こうしてクラシックという表舞台から締め出されたマルゼンスキーは、その後真の一線級とは対決することはないままに、屈腱炎を発症して引退を余儀なくされた。結局彼は、その短い現役生活の中で、同期の皐月賞馬ハードバージ、ダービー馬ラッキールーラと直接対決することはなかった。しかし、当時を知る人々が惜しむのは、マルゼンスキーと彼らの対決が実現しなかったことではなく、1歳上の歴史的名馬であるトウショウボーイ、テンポイントとの対決が実現しなかったことだった。マルゼンスキーを日本競馬史上最強馬と信じるオールドファンは、今も少なくない。
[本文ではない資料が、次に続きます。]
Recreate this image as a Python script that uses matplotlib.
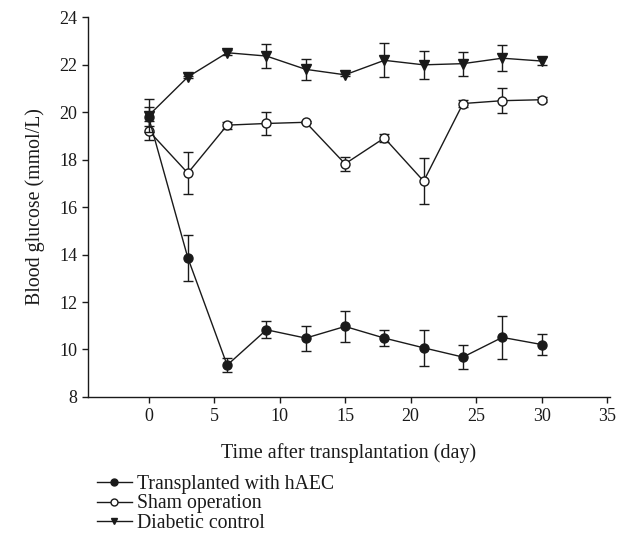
import numpy as np
import matplotlib
matplotlib.use("Agg")
import matplotlib.pyplot as plt
from matplotlib.lines import Line2D

plt.rcParams['font.family'] = ['Liberation Serif', 'DejaVu Serif']

days = [0, 3, 6, 9, 12, 15, 18, 21, 24, 27, 30]

# transplanted with hAEC
haec = [19.8, 13.86, 9.34, 10.83, 10.48, 10.97, 10.48, 10.07, 9.68, 10.51, 10.21]
haec_err = [0.4, 0.97, 0.3, 0.35, 0.53, 0.65, 0.35, 0.76, 0.49, 0.89, 0.46]

# sham operation
sham = [19.22, 17.43, 19.45, 19.52, 19.57, 17.82, 18.91, 17.09, 20.36, 20.48, 20.52]
sham_err = [0.4, 0.87, 0.15, 0.47, 0.05, 0.3, 0.15, 0.96, 0.15, 0.52, 0.1]

# diabetic control
diab = [19.85, 21.48, 22.5, 22.36, 21.8, 21.57, 22.18, 21.99, 22.04, 22.27, 22.15]
diab_err = [0.7, 0.05, 0.1, 0.5, 0.45, 0.05, 0.72, 0.6, 0.5, 0.55, 0.15]

labels = ["Transplanted with hAEC", "Sham operation", "Diabetic control"]

col = "#1a1a1a"
fig = plt.figure(figsize=(6.26, 5.35), dpi=100)
ax = fig.add_axes([0.141, 0.258, 0.833, 0.71])

eb = dict(color=col, lw=1.0, capsize=3.5, elinewidth=1.0, capthick=1.0)
ax.errorbar(days, sham, yerr=sham_err, marker="o", ms=6.5, mfc="white",
            mec=col, mew=1.0, zorder=3, **eb)
ax.errorbar(days, haec, yerr=haec_err, marker="o", ms=6.5, mfc=col,
            mec=col, zorder=4, **eb)
ax.errorbar(days, diab, yerr=diab_err, marker="v", ms=6.5, mfc=col,
            mec=col, zorder=5, **eb)

ax.set_xlim(-4.6, 35.2)
ax.set_ylim(8, 24)
ax.set_xticks(range(0, 36, 5))
ax.set_yticks(range(8, 25, 2))
for s in ["top", "right"]:
    ax.spines[s].set_visible(False)
for s in ["left", "bottom"]:
    ax.spines[s].set_color(col)
    ax.spines[s].set_linewidth(1.0)
ax.tick_params(direction="out", length=4, width=1.0, colors=col, labelsize=13, pad=4)
ax.set_xlabel("Time after transplantation (day)", fontsize=14.5, color=col, labelpad=13)
ax.set_ylabel("Blood glucose (mmol/L)", fontsize=14.3, color=col, labelpad=10)

handles = [
    Line2D([], [], color=col, lw=1.0, marker="o", ms=5, mfc=col, mec=col),
    Line2D([], [], color=col, lw=1.0, marker="o", ms=5, mfc="white", mec=col),
    Line2D([], [], color=col, lw=1.0, marker="v", ms=5, mfc=col, mec=col),
]
leg = fig.legend(handles, labels,
                 loc="upper left", bbox_to_anchor=(0.155, 0.112),
                 frameon=False, fontsize=14.2, handlelength=1.75,
                 handletextpad=0.3, labelspacing=0.02, borderaxespad=0,
                 borderpad=0)
for t in leg.get_texts():
    t.set_color(col)

fig.savefig("out.png", dpi=100)
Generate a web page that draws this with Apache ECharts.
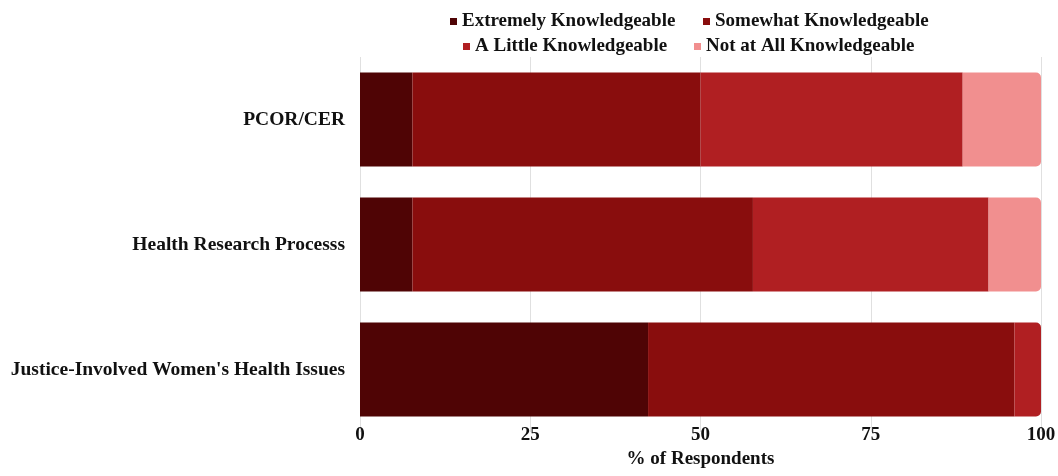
<!DOCTYPE html>
<html>
<head>
<meta charset="utf-8">
<script src="https://cdn.jsdelivr.net/npm/echarts@6/dist/echarts.min.js"></script>
<style>
  html, body { margin: 0; padding: 0; background: #fff; }
  #chart { width: 1058px; height: 476px; }
</style>
</head>
<body>
<div id="chart"></div>
<script>
// Survey topics, top to bottom
const categories = ['PCOR/CER', 'Health Research Processs', "Justice-Involved Women's Health Issues"];
// Share of respondents (%) per knowledge level
const extremely = [7.7, 7.7, 42.3];
const somewhat = [42.3, 50.0, 53.8];
const aLittle = [38.5, 34.6, 3.9];
const notAtAll = [11.5, 7.7, 0];
const xTicks = [0, 25, 50, 75, 100];

const levelNames = ['Extremely Knowledgeable', 'Somewhat Knowledgeable', 'A Little Knowledgeable', 'Not at All Knowledgeable'];
const levelValues = [extremely, somewhat, aLittle, notAtAll];
const levelColors = ['#4f0405', '#890d0d', '#b01f22', '#f18f8f'];

const font = 'Liberation Serif, Times New Roman, serif';

// Category axis runs bottom-up, so reverse to list the first topic on top
const cats = categories.slice().reverse();
const rev = arr => arr.slice().reverse();

// Round the right end of the outermost non-empty segment in each bar
function lastIndex(ci) {
  let last = 0;
  levelValues.forEach((vals, si) => { if (vals[ci] > 0) last = si; });
  return last;
}

const series = levelNames.map((name, si) => ({
  name,
  type: 'bar',
  stack: 'total',
  barCategoryGap: '24.8%',
  itemStyle: { color: levelColors[si] },
  data: rev(levelValues[si]).map((v, ri) => {
    const ci = categories.length - 1 - ri;
    return {
      value: v,
      itemStyle: { borderRadius: lastIndex(ci) === si ? [0, 5, 5, 0] : 0 }
    };
  })
}));

const legendText = { fontFamily: font, fontWeight: 'bold', fontSize: 19, color: '#111' };
function legendFor(name, left, top) {
  return {
    data: [name], left, top, icon: 'rect', itemWidth: 7, itemHeight: 7,
    itemGap: 0, padding: 0, textStyle: legendText
  };
}

const chart = echarts.init(document.getElementById('chart'));
chart.setOption({
  animation: false,
  legend: [
    legendFor(levelNames[0], 450, 12),
    legendFor(levelNames[1], 703, 12),
    legendFor(levelNames[2], 463, 37),
    legendFor(levelNames[3], 694, 37)
  ],
  grid: { left: 360, right: 17, top: 57, height: 375, outerBoundsMode: 'none' },
  xAxis: {
    type: 'value', min: xTicks[0], max: xTicks[xTicks.length - 1], interval: 25,
    name: '% of Respondents', nameLocation: 'middle', nameGap: 15,
    nameTextStyle: { fontFamily: font, fontWeight: 'bold', fontSize: 19, color: '#111', verticalAlign: 'top' },
    axisLine: { show: false }, axisTick: { show: false },
    axisLabel: { fontFamily: font, fontWeight: 'bold', fontSize: 19, color: '#111', margin: -6 },
    splitLine: { show: true, lineStyle: { color: '#e0e0e0', width: 1 } }
  },
  yAxis: {
    type: 'category', data: cats,
    axisLine: { show: false }, axisTick: { show: false },
    axisLabel: { fontFamily: font, fontWeight: 'bold', fontSize: 19.5, color: '#111', margin: 15 }
  },
  series
});
</script>
</body>
</html>
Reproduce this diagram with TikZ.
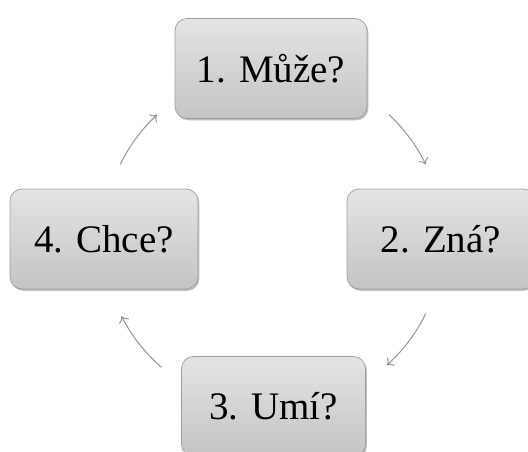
\documentclass[tikz,border=0pt]{standalone}
\usepackage{fontspec}
\setmainfont{Liberation Serif}
\usetikzlibrary{shadows,calc,arrows.meta}
\begin{document}
\begin{tikzpicture}[x=1pt,y=1pt,
  box/.style={rounded corners=12pt, draw={rgb,255:red,160;green,160;blue,160}, line width=0.7pt,
    top color={rgb,255:red,228;green,228;blue,228}, bottom color={rgb,255:red,196;green,196;blue,196},
    drop shadow={shadow xshift=1.4pt, shadow yshift=-1.8pt, opacity=0.5, fill=gray},
    minimum height=100pt, inner sep=0pt, font=\fontsize{39}{44}\selectfont, text=black},
  arr/.style={draw={rgb,255:red,150;green,150;blue,150}, line width=1pt, -{To[length=6pt,width=11pt]}}]
\useasboundingbox (0,0) rectangle (528,451);
\fill[white] (0,0) rectangle (528,451);
\coordinate (c) at (273,212);
\node[box, minimum width=192pt] (b1) at (271,382.5) {1. Může?};
\node[box, minimum width=188pt] (b2) at (441,212) {2. Zná?};
\node[box, minimum width=184pt] (b3) at (273.5,44.5) {3. Umí?};
\node[box, minimum width=188pt] (b4) at (104,212) {4. Chce?};
\coordinate (a1) at ($(c)+(47:170)$);
\coordinate (a2) at ($(c)+(-26:170)$);
\coordinate (a3) at ($(c)+(-131:170)$);
\coordinate (a4) at ($(c)+(154:170)$);
\draw[arr] (a1) arc[start angle=47, end angle=26, radius=170];
\draw[arr] (a2) arc[start angle=-26, end angle=-48, radius=170];
\draw[arr] (a3) arc[start angle=-131, end angle=-153, radius=170];
\draw[arr] (a4) arc[start angle=154, end angle=133, radius=170];
\end{tikzpicture}
\end{document}
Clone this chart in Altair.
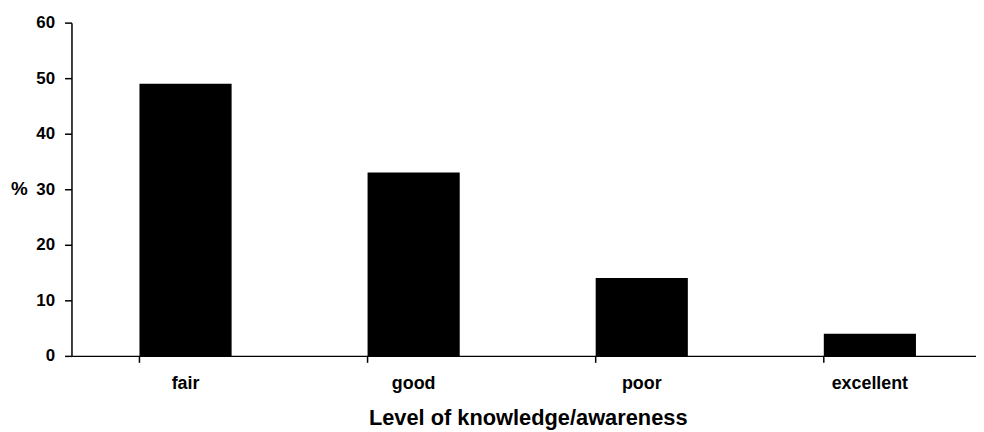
import altair as alt
import pandas as pd

categories = ["fair", "good", "poor", "excellent"]
percent = [49, 33, 14, 4]

df = pd.DataFrame({"level": categories, "pct": percent})

FONT = "Liberation Sans"

x_scale = alt.Scale(domain=categories, paddingInner=0.596, paddingOuter=0.298)

bars = alt.Chart(df).mark_bar(color="black").encode(
    x=alt.X(
        "level:N",
        sort=categories,
        scale=x_scale,
        axis=alt.Axis(
            title="Level of knowledge/awareness",
            labelAngle=0,
            ticks=False,
            tickSize=0,
            labelPadding=19,
            labelFont=FONT,
            labelFontSize=18,
            labelFontWeight="bold",
            labelColor="black",
            titleFont=FONT,
            titleFontSize=22,
            titleFontWeight="bold",
            titleColor="black",
            titleX=460,
            titleY=69,
            titleAlign="center",
            titleBaseline="alphabetic",
            domainColor="black",
            domainWidth=1.5,
        ),
    ),
    y=alt.Y(
        "pct:Q",
        scale=alt.Scale(domain=[0, 60]),
        axis=alt.Axis(
            title="%",
            titleAngle=0,
            titleX=-53,
            titleY=167,
            titleAlign="center",
            titleBaseline="middle",
            titleFont=FONT,
            titleFontSize=19,
            titleFontWeight="bold",
            titleColor="black",
            values=[0, 10, 20, 30, 40, 50, 60],
            grid=False,
            tickSize=7,
            tickColor="black",
            tickWidth=1.5,
            labelPadding=10,
            labelFont=FONT,
            labelFontSize=17,
            labelFontWeight="bold",
            labelColor="black",
            domainColor="black",
            domainWidth=1.5,
        ),
    ),
)

ticks = alt.Chart(df).mark_rule(color="black", strokeWidth=1.5).encode(
    x=alt.X("level:N", sort=categories, scale=x_scale, bandPosition=0),
    y=alt.value(336),
    y2=alt.value(343),
)

chart = alt.layer(bars, ticks).properties(
    width=920,
    height=336,
    autosize=alt.AutoSizeParams(type="none"),
    padding={"left": 64, "top": 13, "right": -8, "bottom": 75},
).configure_view(stroke=None)

chart.save("out.html", embed_options={"renderer": "svg", "actions": False})
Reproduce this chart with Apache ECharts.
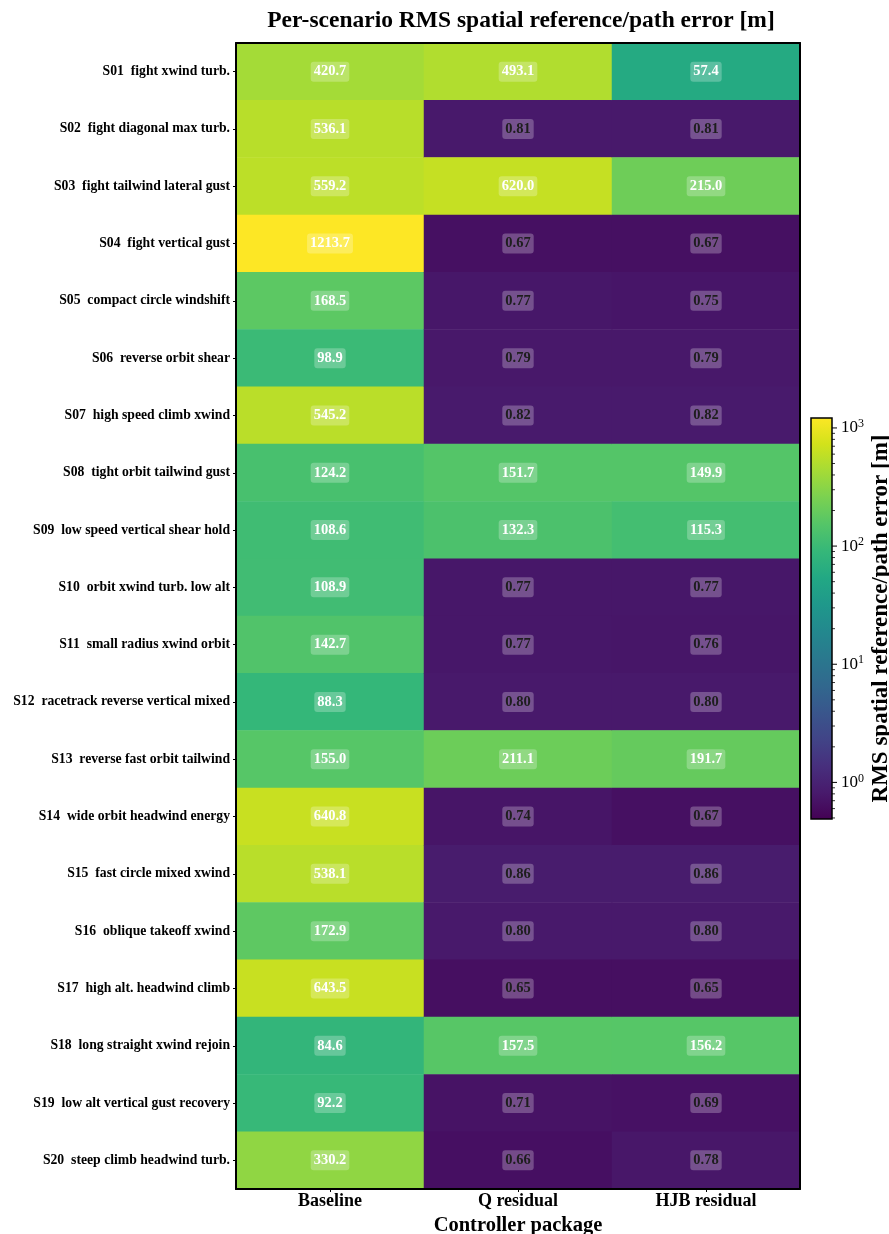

現役を引退して種牡馬入りしたマルゼンスキーを迎えた人々は、マルゼンスキーの子で父が出走させてもらえなかったクラシック、特にその最高峰である日本ダービーを勝つことを誓った。トヨサトスタリオンステーションに迎えられて種牡馬生活を送ることになったマルゼンスキーの実力は、スタリオンステーションの人々のみならず、誰もが認めるところだった。なればこそ、人間の事情に翻弄され続け、意に沿わない形で馬産地へと帰ってこざるを得なかった名馬にその無念を晴らさせてやりたい、というのは、マルゼンスキーに期待をかけた人々の共通した思いだったのである。